Reproduce exactly, with no pictures, each line from the opening of the material down through the line containing "import * as".

★ ★ ★

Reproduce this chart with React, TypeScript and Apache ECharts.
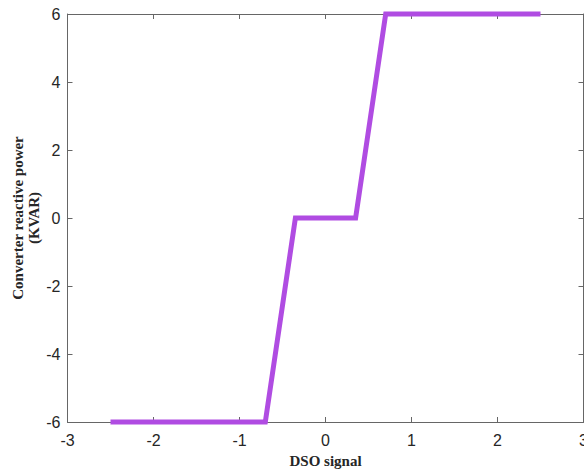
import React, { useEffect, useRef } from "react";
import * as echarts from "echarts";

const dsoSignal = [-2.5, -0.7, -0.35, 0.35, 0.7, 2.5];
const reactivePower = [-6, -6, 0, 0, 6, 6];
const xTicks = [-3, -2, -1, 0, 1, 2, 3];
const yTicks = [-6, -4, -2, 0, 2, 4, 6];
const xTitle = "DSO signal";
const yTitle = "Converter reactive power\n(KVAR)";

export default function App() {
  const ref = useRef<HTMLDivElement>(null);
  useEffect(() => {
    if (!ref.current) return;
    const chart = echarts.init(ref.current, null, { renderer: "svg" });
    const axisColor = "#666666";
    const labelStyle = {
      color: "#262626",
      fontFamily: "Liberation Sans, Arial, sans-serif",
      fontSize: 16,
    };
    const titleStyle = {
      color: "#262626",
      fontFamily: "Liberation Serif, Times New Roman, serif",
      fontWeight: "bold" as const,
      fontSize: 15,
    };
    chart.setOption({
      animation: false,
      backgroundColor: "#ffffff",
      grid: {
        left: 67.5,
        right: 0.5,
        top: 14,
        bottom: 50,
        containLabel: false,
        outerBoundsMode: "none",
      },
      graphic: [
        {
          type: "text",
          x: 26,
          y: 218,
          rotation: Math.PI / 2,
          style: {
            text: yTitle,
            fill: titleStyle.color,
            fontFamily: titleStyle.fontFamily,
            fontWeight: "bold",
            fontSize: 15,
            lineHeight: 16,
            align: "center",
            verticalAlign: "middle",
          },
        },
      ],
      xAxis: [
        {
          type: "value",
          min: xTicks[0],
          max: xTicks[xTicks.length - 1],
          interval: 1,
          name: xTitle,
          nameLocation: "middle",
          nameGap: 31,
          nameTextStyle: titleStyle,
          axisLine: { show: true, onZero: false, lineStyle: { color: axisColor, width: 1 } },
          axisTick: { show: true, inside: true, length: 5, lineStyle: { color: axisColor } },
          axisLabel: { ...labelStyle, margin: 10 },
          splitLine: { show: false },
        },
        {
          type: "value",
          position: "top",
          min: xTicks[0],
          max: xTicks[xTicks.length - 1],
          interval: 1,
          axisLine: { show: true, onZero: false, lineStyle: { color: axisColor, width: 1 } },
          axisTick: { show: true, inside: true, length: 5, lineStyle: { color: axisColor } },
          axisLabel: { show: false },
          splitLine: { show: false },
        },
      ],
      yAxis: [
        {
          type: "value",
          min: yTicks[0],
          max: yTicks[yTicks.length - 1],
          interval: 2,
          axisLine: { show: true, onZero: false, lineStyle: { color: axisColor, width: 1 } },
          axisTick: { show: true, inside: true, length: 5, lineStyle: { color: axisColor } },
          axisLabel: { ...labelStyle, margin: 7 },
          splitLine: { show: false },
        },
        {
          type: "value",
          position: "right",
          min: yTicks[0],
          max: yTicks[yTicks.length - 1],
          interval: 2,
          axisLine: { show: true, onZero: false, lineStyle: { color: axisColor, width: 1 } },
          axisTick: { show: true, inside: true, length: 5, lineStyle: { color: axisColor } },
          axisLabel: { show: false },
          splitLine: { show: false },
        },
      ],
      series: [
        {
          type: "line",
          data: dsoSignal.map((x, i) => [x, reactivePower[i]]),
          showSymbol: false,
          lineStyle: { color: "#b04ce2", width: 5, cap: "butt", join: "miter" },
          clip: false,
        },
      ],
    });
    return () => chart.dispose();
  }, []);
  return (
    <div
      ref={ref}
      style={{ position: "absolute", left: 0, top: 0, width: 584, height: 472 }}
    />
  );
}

★ ★ ★

Result:
Reproduce this chart with React, TypeScript and Apache ECharts.
import React, { useEffect, useRef } from "react";
import * as echarts from "echarts";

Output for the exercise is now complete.